Papai Perdoa


Recentemente – em meio às minhas leituras habituais – me deparei com um texto provocante, que me golpeou o abdômen, com a força de um cálculo renal. Trata-se de “Papai perdoa”, um texto criado por W. Livingston Larned, publicado pela primeira vez em 1927, no periódico People’s Home Journal.

No texto, um pai expeliu a dor da sua consciência, através de um depoimento doce, sincero e recheado de sentimentos.

Nós – pais e mães – sabemos da dificuldade e, sobretudo, responsabilidade de criar nossos filhos e filhas. Não é fácil, e a correria da vida adulta não ajuda. Às vezes, direta ou indiretamente, descontamos nossas preocupações e ansiedades em nossos filhos. Isso é natural, somos seres humanos. No entanto, conseguimos melhorar esses comportamentos através da racionalidade e pela aquisição de bons hábitos.

Precisamos desacelerar, fazendo-nos presentes na vida de nossos filhos. Devemos tentar entender seus pontos de vista, criando valores e memórias afetivas. Assim, seremos capazes de aproveitar o milagroso tempo da vida para amá-los e ampará-los, afinal, amar é servir.

[Deixo o texto aqui abaixo, e recomendo fortemente os 2 minutos de leitura].


Papai Perdoa

Escute, meu filho: estou falando enquanto você dorme, com sua mãozinha escondida debaixo do rosto, os cachinhos louros grudados na testa úmida. Entrei no seu quarto sozinho e sem fazer barulho. Minutos atrás, enquanto lia o jornal na biblioteca, fui tomado por uma sufocante onda de remorso. Sentindo-me culpado, vim até a cabeceira da sua cama.

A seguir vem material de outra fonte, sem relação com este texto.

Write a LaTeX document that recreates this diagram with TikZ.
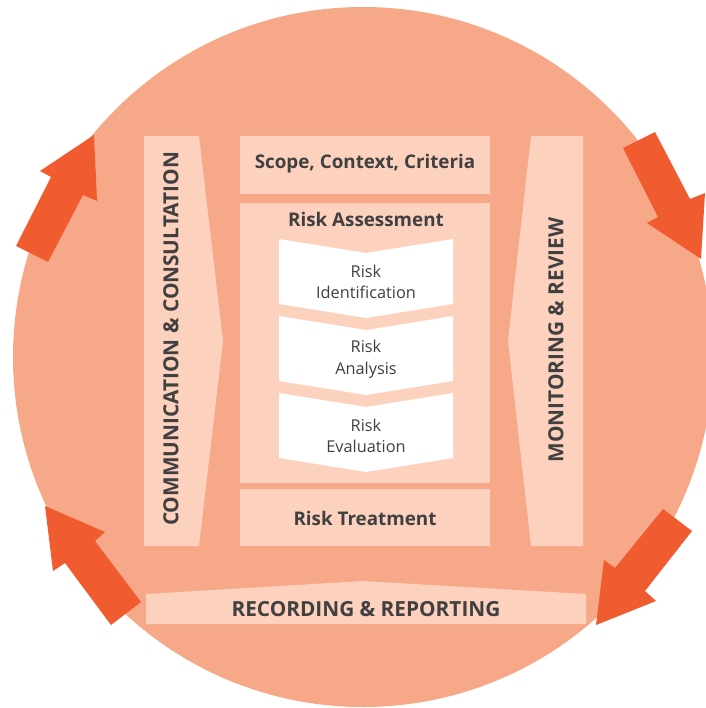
\documentclass[tikz,border=0pt]{standalone}
\usepackage{fontspec}
\setmainfont{Open Sans}
\usetikzlibrary{positioning}
\definecolor{ring}{RGB}{247,168,136}
\definecolor{pale}{RGB}{252,209,190}
\definecolor{arrowred}{RGB}{241,91,48}
\definecolor{ink}{RGB}{64,64,64}

\begin{document}
\begin{tikzpicture}[x=1pt,y=-1pt]
		\tikzset{box/.style={fill=pale, inner sep=0pt}}
		\tikzset{title/.style={text=ink, inner sep=0pt, font=\fontsize{18.8}{23}\selectfont\bfseries}}
		\tikzset{caps/.style={text=ink, inner sep=0pt, font=\fontsize{20.8}{24}\selectfont\bfseries}}
		\tikzset{stage/.style={text=ink, inner sep=0pt, align=center, font=\fontsize{16.3}{21.7}\selectfont}}
		\tikzset{chevron/.style={fill=white}}
		\tikzset{bigarrow/.style={fill=arrowred}}
		\useasboundingbox (0,0) rectangle (705,708);
		%circle
		\fill[ring] (363,357) circle[radius=350];
		%side bands
		\fill[box] (144,136) -- (199,136) -- (223,341) -- (199,546) -- (144,546) -- cycle;
		\fill[box] (531,136) -- (583,136) -- (583,546) -- (531,546) -- (508,341) -- cycle;
		\fill[box] (146,594) -- (363,581) -- (586,594) -- (586,624) -- (146,624) -- cycle;
		\node[caps, rotate=90] (comm) at (171,339) {COMMUNICATION \& CONSULTATION};
		\node[caps, rotate=90] (monitor) at (556,340) {MONITORING \& REVIEW};
		\node[caps] (record) at (366,609) {RECORDING \& REPORTING};
		%process boxes
		\node[box, minimum width=250, minimum height=58] (scope) at (365,165) {};
		\node[title] (scopetext) at (365,164) {Scope, Context, Criteria};
		\node[box, minimum width=250, minimum height=280] (assess) at (365,343) {};
		\node[title] (assesstext) at (366,219) {Risk Assessment};
		\node[box, minimum width=250, minimum height=57] (treat) at (365,517.5) {};
		\node[title] (treattext) at (365,518) {Risk Treatment};
		%chevrons
		\fill[chevron] (279,239) -- (366,253) -- (453,239) -- (453,304) -- (366,318) -- (279,304) -- cycle;
		\fill[chevron] (279,316) -- (366,330) -- (453,316) -- (453,381) -- (366,395) -- (279,381) -- cycle;
		\fill[chevron] (279,393) -- (366,407) -- (453,393) -- (453,458) -- (366,472) -- (279,458) -- cycle;
		\node[stage] (ident) at (366,282) {Risk\\Identification};
		\node[stage] (analysis) at (366,359) {Risk\\Analysis};
		\node[stage] (evaluation) at (366,436) {Risk\\Evaluation};
		%arrows
		\fill[bigarrow] (94,135) -- (97,201) -- (83,195) -- (48,262) -- (16,246) -- (51,177) -- (40,171) -- cycle;
		\fill[bigarrow] (701,259) -- (647,223) -- (658,217) -- (623,148) -- (655,132) -- (690,199) -- (705,193) -- cycle;
		\fill[bigarrow] (596,625) -- (604,560) -- (615,568) -- (663,509) -- (692,531) -- (645,591) -- (656,601) -- cycle;
		\fill[bigarrow] (45,506) -- (105,532) -- (95,541) -- (141,602) -- (111,625) -- (65,563) -- (53,571) -- cycle;
\end{tikzpicture}
\end{document}
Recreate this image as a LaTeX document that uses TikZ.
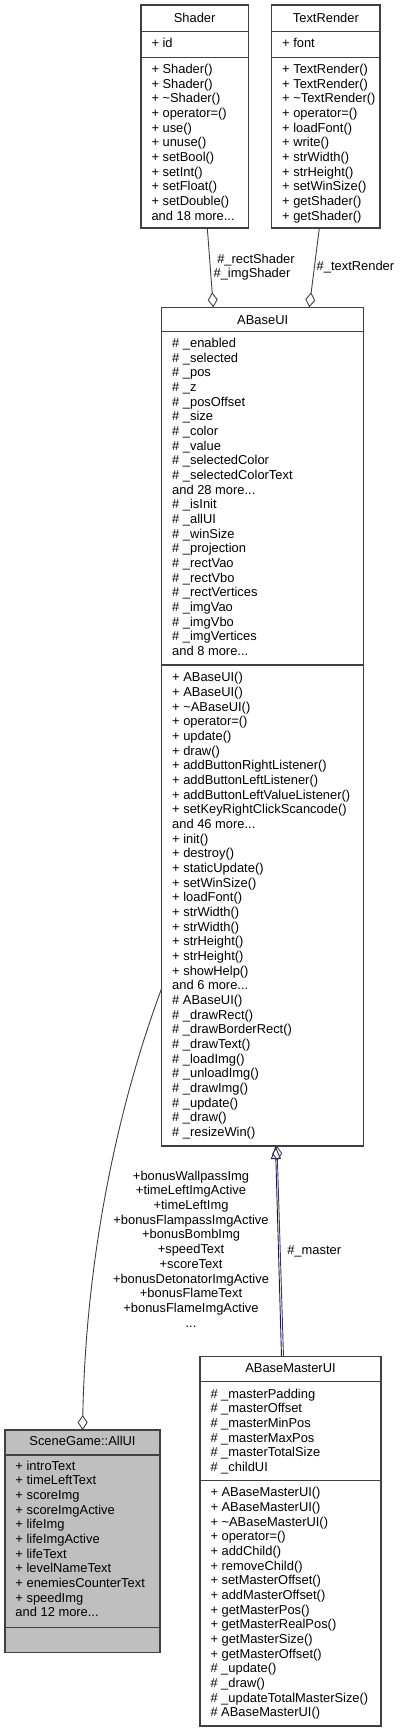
\documentclass[tikz,border=0pt]{standalone}
\usepackage{fontspec}
\setmainfont{Liberation Sans}
\usetikzlibrary{arrows.meta}
\definecolor{boxc}{HTML}{404040}
\definecolor{edgec}{HTML}{404040}
\definecolor{navyc}{HTML}{191970}
\definecolor{greyfill}{HTML}{BFBFBF}
\tikzset{
  txt/.style={font=\fontsize{12.9}{14.67}\selectfont, inner sep=0pt, outer sep=0pt, text=black},
  box/.style={draw=boxc, line width=1.1pt, inner sep=0pt, outer sep=0pt, anchor=north west, fill=white},
  sepline/.style={draw=boxc, line width=1.1pt},
  agg/.style={draw=edgec, line width=0.9pt, -{Diamond[open, length=15pt, width=10pt]}},
  inh/.style={draw=navyc, line width=0.9pt, -{Triangle[open, length=13pt, width=10pt]}},
}
\newcommand\ddd{...}
\newcommand\tlines[5]{\foreach \lt [count=\nn] in {#5} {\node[txt, anchor=#4] (#1\nn) at (#2, {#3+(\nn-1)*14.67}) {\lt};}}
\begin{document}
\begin{tikzpicture}[x=1pt, y=-1pt]
\useasboundingbox (0,0) rectangle (401,1732);

% Shader
\node[box, minimum width=107.3pt, minimum height=223pt] (shader) at (141,5) {};
\draw[sepline] (141,31.7) -- (248.3,31.7);
\draw[sepline] (141,57.3) -- (248.3,57.3);
\node[txt, anchor=base] (shader-t) at (194.65,22.5) {Shader};
\tlines{sha-a}{151.5}{47}{base west}{+ id}
\tlines{sha-m}{151.5}{73.5}{base west}{+ Shader(), + Shader(), + \textasciitilde Shader(), + operator=(), + use(), + unuse(), + setBool(), + setInt(), + setFloat(), + setDouble(), and 18 more\ddd}

% TextRender
\node[box, minimum width=108.3pt, minimum height=223pt] (tr) at (271.7,5) {};
\draw[sepline] (271.7,31.7) -- (380,31.7);
\draw[sepline] (271.7,57.3) -- (380,57.3);
\node[txt, anchor=base] (tr-t) at (325.85,22.5) {TextRender};
\tlines{tr-a}{282.2}{47}{base west}{+ font}
\tlines{tr-m}{282.2}{73.5}{base west}{+ TextRender(), + TextRender(), + \textasciitilde TextRender(), + operator=(), + loadFont(), + write(), + strWidth(), + strHeight(), + setWinSize(), + getShader(), + getShader()}

% ABaseUI
\node[box, minimum width=202pt, minimum height=838.7pt] (abui) at (161.7,307.3) {};
\draw[sepline] (161.7,331.7) -- (363.7,331.7);
\draw[sepline] (161.7,665) -- (363.7,665);
\node[txt, anchor=base] (abui-t) at (262.7,324) {ABaseUI};
\tlines{abui-a}{172.2}{347.5}{base west}{\# \_enabled, \# \_selected, \# \_pos, \# \_z, \# \_posOffset, \# \_size, \# \_color, \# \_value, \# \_selectedColor, \# \_selectedColorText, and 28 more\ddd, \# \_isInit, \# \_allUI, \# \_winSize, \# \_projection, \# \_rectVao, \# \_rectVbo, \# \_rectVertices, \# \_imgVao, \# \_imgVbo, \# \_imgVertices, and 8 more\ddd}
\tlines{abui-m}{172.2}{681.7}{base west}{+ ABaseUI(), + ABaseUI(), + \textasciitilde ABaseUI(), + operator=(), + update(), + draw(), + addButtonRightListener(), + addButtonLeftListener(), + addButtonLeftValueListener(), + setKeyRightClickScancode(), and 46 more\ddd, + init(), + destroy(), + staticUpdate(), + setWinSize(), + loadFont(), + strWidth(), + strWidth(), + strHeight(), + strHeight(), + showHelp(), and 6 more\ddd, \# ABaseUI(), \# \_drawRect(), \# \_drawBorderRect(), \# \_drawText(), \# \_loadImg(), \# \_unloadImg(), \# \_drawImg(), \# \_update(), \# \_draw(), \# \_resizeWin()}

% SceneGame::AllUI
\node[box, fill=greyfill, minimum width=155pt, minimum height=222.3pt] (allui) at (5,1430) {};
\draw[sepline] (5,1455) -- (160,1455);
\draw[sepline] (5,1627.3) -- (160,1627.3);
\node[txt, anchor=base] (allui-t) at (82.5,1445.7) {SceneGame::AllUI};
\tlines{allui-a}{15.5}{1470}{base west}{+ introText, + timeLeftText, + scoreImg, + scoreImgActive, + lifeImg, + lifeImgActive, + lifeText, + levelNameText, + enemiesCounterText, + speedImg, and 12 more\ddd}

% ABaseMasterUI
\node[box, minimum width=181pt, minimum height=369.3pt] (abmui) at (200,1356.7) {};
\draw[sepline] (200,1381.7) -- (381,1381.7);
\draw[sepline] (200,1480.7) -- (381,1480.7);
\node[txt, anchor=base] (abmui-t) at (290.5,1372.7) {ABaseMasterUI};
\tlines{abmui-a}{210.5}{1398}{base west}{\# \_masterPadding, \# \_masterOffset, \# \_masterMinPos, \# \_masterMaxPos, \# \_masterTotalSize, \# \_childUI}
\tlines{abmui-m}{210.5}{1496.7}{base west}{+ ABaseMasterUI(), + ABaseMasterUI(), + \textasciitilde ABaseMasterUI(), + operator=(), + addChild(), + removeChild(), + setMasterOffset(), + addMasterOffset(), + getMasterPos(), + getMasterRealPos(), + getMasterSize(), + getMasterOffset(), \# \_update(), \# \_draw(), \# \_updateTotalMasterSize(), \# ABaseMasterUI()}

% edges
\draw[agg] ([xshift=12.65pt]shader.south) -- ([xshift=-49.4pt]abui.north);
\draw[agg] ([xshift=-6.5pt]tr.south) -- ([xshift=46.6pt]abui.north);
\draw[agg] ([yshift=-261.65pt]abui.west) .. controls (120,1100) and (86,1250) .. (allui.north);
\draw[inh] ([xshift=-9pt]abmui.north) -- ([xshift=12.8pt]abui.south);
\draw[agg] ([xshift=-7pt]abmui.north) -- ([xshift=14.3pt]abui.south);

% edge labels
\node[txt, anchor=base] (lab-rs) at (256,263.3) {\#\_rectShader};
\node[txt, anchor=base] (lab-is) at (252,277.7) {\#\_imgShader};
\node[txt, anchor=base west] (lab-tr) at (316.7,270) {\#\_textRender};
\tlines{lab-ui}{191}{1180.3}{base}{+bonusWallpassImg, +timeLeftImgActive, +timeLeftImg, +bonusFlampassImgActive, +bonusBombImg, +speedText, +scoreText, +bonusDetonatorImgActive, +bonusFlameText, +bonusFlameImgActive, \ddd}
\node[txt, anchor=base west] (lab-ma) at (287.3,1254) {\#\_master};
\end{tikzpicture}
\end{document}
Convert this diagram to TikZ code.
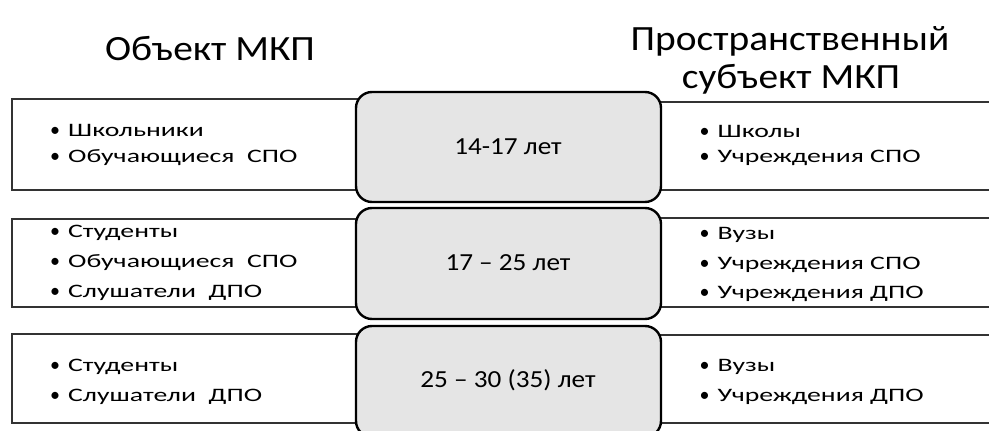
\documentclass[tikz,border=0pt]{standalone}
\usepackage{fontspec}
\setmainfont{Carlito}
\newfontfamily\headfont[FakeStretch=1.11]{Carlito}
\newfontfamily\itemfont[FakeStretch=1.46]{Carlito}
\begin{document}
\begin{tikzpicture}[x=1pt,y=-1pt,
  frame/.style={draw=black!80, line width=1.3pt, fill=white, inner sep=0pt},
  agebox/.style={draw=black, line width=2.4pt, fill=black!10, rounded corners=16pt,
    minimum width=305pt, minimum height=111pt, inner sep=0pt},
  agetext/.style={anchor=base, inner sep=0pt, font=\headfont\fontsize{24.5}{28}\selectfont},
  entry/.style={anchor=base west, inner sep=0pt, font=\itemfont\fontsize{19}{24}\selectfont},
  heading/.style={anchor=base, inner sep=0pt, font=\headfont\fontsize{35.5}{38}\selectfont}]
\clip (0,0) rectangle (989,431);
% round bullet in the unstretched face, then the entry text
\newcommand{\itm}[1]{\makebox[19.5pt][l]{\hspace{1.5pt}{\normalfont\fontsize{20}{24}\selectfont •}}#1}

% column headings
\node[heading] (hobj) at (210,60) {Объект МКП};
\node[heading] (hsubjA) at (790,50) {Пространственный};
\node[heading] (hsubjB) at (791,88) {субъект МКП};

% left frames (objects)
\node[frame, minimum width=358pt, minimum height=91pt] (L1) at (191,144.5) {};
\node[frame, minimum width=358pt, minimum height=88pt] (L2) at (191,263) {};
\node[frame, minimum width=358pt, minimum height=89pt] (L3) at (191,378.5) {};

% right frames (subjects), open past the right edge
\node[frame, minimum width=350pt, minimum height=88pt] (R1) at (825,146) {};
\node[frame, minimum width=350pt, minimum height=89pt] (R2) at (825,262.5) {};
\node[frame, minimum width=350pt, minimum height=88pt] (R3) at (825,379) {};

% lists of objects
\node[entry] (L1a) at (48.5,136.5) {\itm{Школьники}};
\node[entry] (L1b) at (48.5,162) {\itm{Обучающиеся\ \ СПО}};
\node[entry] (L2a) at (48.5,237) {\itm{Студенты}};
\node[entry] (L2b) at (48.5,267) {\itm{Обучающиеся\ \ СПО}};
\node[entry] (L2c) at (48.5,297) {\itm{Слушатели\ \ ДПО}};
\node[entry] (L3a) at (48.5,371) {\itm{Студенты}};
\node[entry] (L3b) at (48.5,401) {\itm{Слушатели\ \ ДПО}};

% lists of subjects
\node[entry] (R1a) at (698,137.5) {\itm{Школы}};
\node[entry] (R1b) at (698,162.5) {\itm{Учреждения СПО}};
\node[entry] (R2a) at (698,239) {\itm{Вузы}};
\node[entry] (R2b) at (698,269) {\itm{Учреждения СПО}};
\node[entry] (R2c) at (698,298) {\itm{Учреждения ДПО}};
\node[entry] (R3a) at (698,371) {\itm{Вузы}};
\node[entry] (R3b) at (698,401) {\itm{Учреждения ДПО}};

% age groups
\node[agebox, minimum height=110pt] (A1) at (508.5,147) {};
\node[agebox] (A2) at (508.5,263.5) {};
\node[agebox] (A3) at (508.5,381.5) {};
\node[agetext] (A1t) at (508,154) {14-17 лет};
\node[agetext] (A2t) at (508,270.5) {17 – 25 лет};
\node[agetext] (A3t) at (508,387) {25 – 30 (35) лет};
\end{tikzpicture}
\end{document}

Andei pensando em algumas coisas, meu filho: fiquei zangado com você. Repreendi você enquanto se vestia para a escola porque mal enxugou o rosto com a toalha. Chamei sua atenção por não ter limpado os sapatos. Reclamei com raiva quando você jogou suas coisas no chão.

Também me irritei no café da manhã, você derramou a bebida enquanto engoliu a comida. Pôs os cotovelos na mesa. Passou manteiga demais no pão. Foi lá fora brincar e, quando saí para o trabalho, você virou para mim, acenou e disse: “Tchau, papai!” Eu franzi a testa e respondi: Endireite os ombros!

De noitinha, tudo recomeçou. Quando cheguei perto de casa, vi você de joelhos no chão, jogando bolinhas de gude. As meias estavam furadas. Eu o humilhei diante dos seus amigos e o fiz voltar para casa. Meias são caras, e você teria mais cuidado se tivesse de comprá-las com o próprio dinheiro! Meu filho, imagine isso vindo de um pai!

Você lembra quando, mais tarde, eu estava lendo na biblioteca e você entrou timidamente, com uma carinha triste? Irritado pela interrupção, ergui os olhos do jornal, e você hesitou à porta.

– O que você quer? – perguntei, resmungando.

Você não disse nada, apenas saiu correndo, abraçou meu pescoço e me beijou. Seus bracinhos me apertaram com uma afeição que Deus fez desabrochar em seu coração e que nem minha negligência foi capaz de fazer murchar. Em seguida, você saiu e subiu correndo a escada.

Pois bem, filho: pouco depois, o jornal escorregou das minhas mãos e um medo terrível, nauseante, tomou conta de mim. O que o hábito tem feito comigo? O hábito de encontrar defeitos, de repreender – era assim que eu vinha recompensando você por ser um menino. O problema não era falta de amor; era que eu esperava demais da infância. Eu o avaliava segundo os padrões da minha idade.

E havia muita coisa boa, bela e verdadeira em seu caráter. Seu coraçãozinho era tão lindo quanto o amanhecer entre as colinas. Percebi isso pelo seu gesto espontâneo de correr para me dar um beijo de boa noite. Nada mais importa esta noite, filho. Eu vim até sua cabeceira na escuridão e me ajoelhei, envergonhado!

Meu gesto não passa de uma autopunição insignificante. Sei que você não compreenderia essas coisas se me ouvisse enquanto estivesse acordado. Mas amanhã serei um papai de verdade! Serei seu companheiro, sofrerei com seu sofrimento, rirei com seu riso. Vou me refrear quando quiser demonstrar impaciência. Repetirei sem parar, como num ritual: “Ele é apenas um menino… um menininho!”

Infelizmente, eu estava enxergando você como um homem. Porém, ao observá-lo neste momento, meu filho, encolhido e exausto em sua cama, vejo que ainda é um bebê. Ontem mesmo estava nos brações de sua mãe com a cabeça apoiada no ombro dela. Eu exigi demais de você, demais.